Stunned by the memory, I held the husky in my arms. Nunatak was a wonderful traveling companion. Each day she tugged and leaped alongside the rig as if she were a full-grown sled dog. She licked the drying sweat and tears on my face.
I tried to understand why I had followed Atmananda-Dr. Lenz's drug prescription. Perhaps the most compelling reason was because I was afraid not to. Since the coup, Atmananda had stepped up his effort to instill fear in his followers. He taught me, for instance, to fear the Negative Forces which he said were destroying the fabric of society. "Just read the papers," he would say. "You'll see what I'm talking about."
He taught me to fear what would happen if I left the Centre. "You know too much to leave. It's a greedy, materialistic world out there. Your soul would be miserable. Besides, the Forces would flatten you like a bug. You would lose thousands of lifetimes of evolution."
He taught me to fear, not just the Forces but people, particularly old friends and family. "It's best if you don't tell them what we do here. Believe me, they won't understand. They'll end up blocking your progress and sapping your power."
And he taught me to fear for my sanity. "You can no longer deal with the real world.
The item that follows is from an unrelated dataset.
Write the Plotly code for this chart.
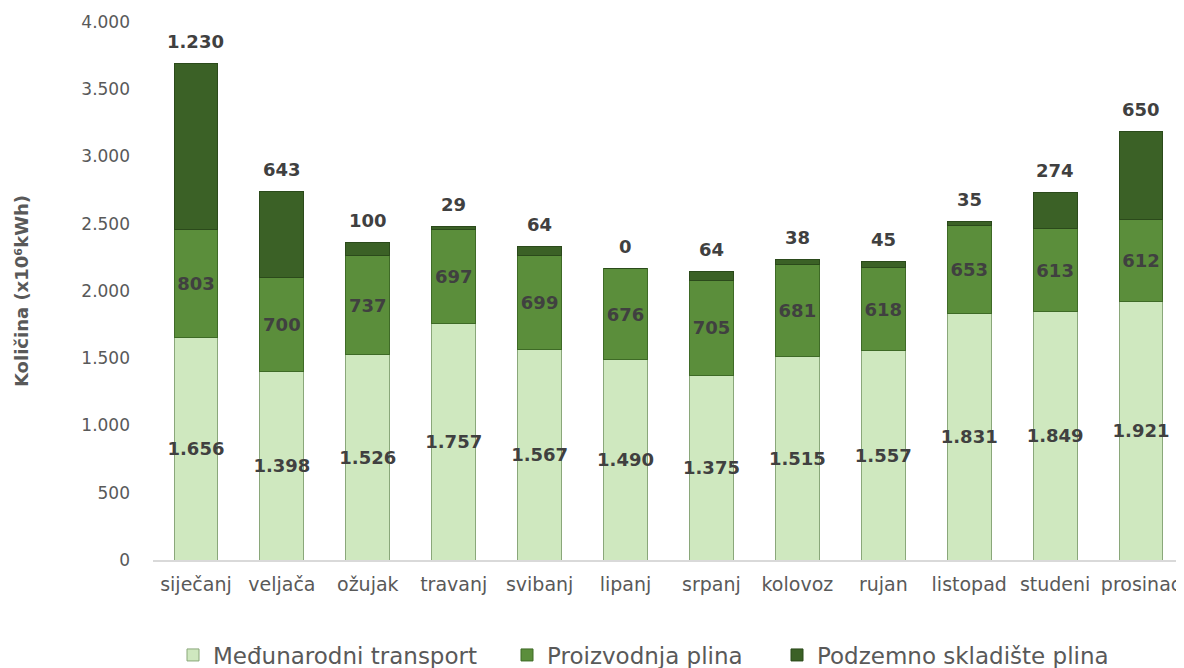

You're lucky I don't drop you off at a mental institution."
Other reasons why I had felt compelled to take the Stelazine slowly dawned. I realized that Atmananda's senatorial countenance, his smooth, commanding voice, and his Ph.D. contributed to an aura of authority which I had found difficult to dispute. He had combined Western rhetoric, Eastern mysticism, and American pop culture to entice me; vague language, long pauses, and repetition to hold me spellbound; and fear, fasting, and sleep deprivation to break me down.
Had Atmananda's techniques ended there, I might have seen him as a control freak—and left. But each time he had broken me down, he built me up again with kindness and with words of inspiration. He spoke of saints, of beauty, and of the wisdom of the desert. He spoke of selflessness, quixotic quests, literature, and wonder. And he spoke of an unconditional love and of a multi-lifetime camaraderie.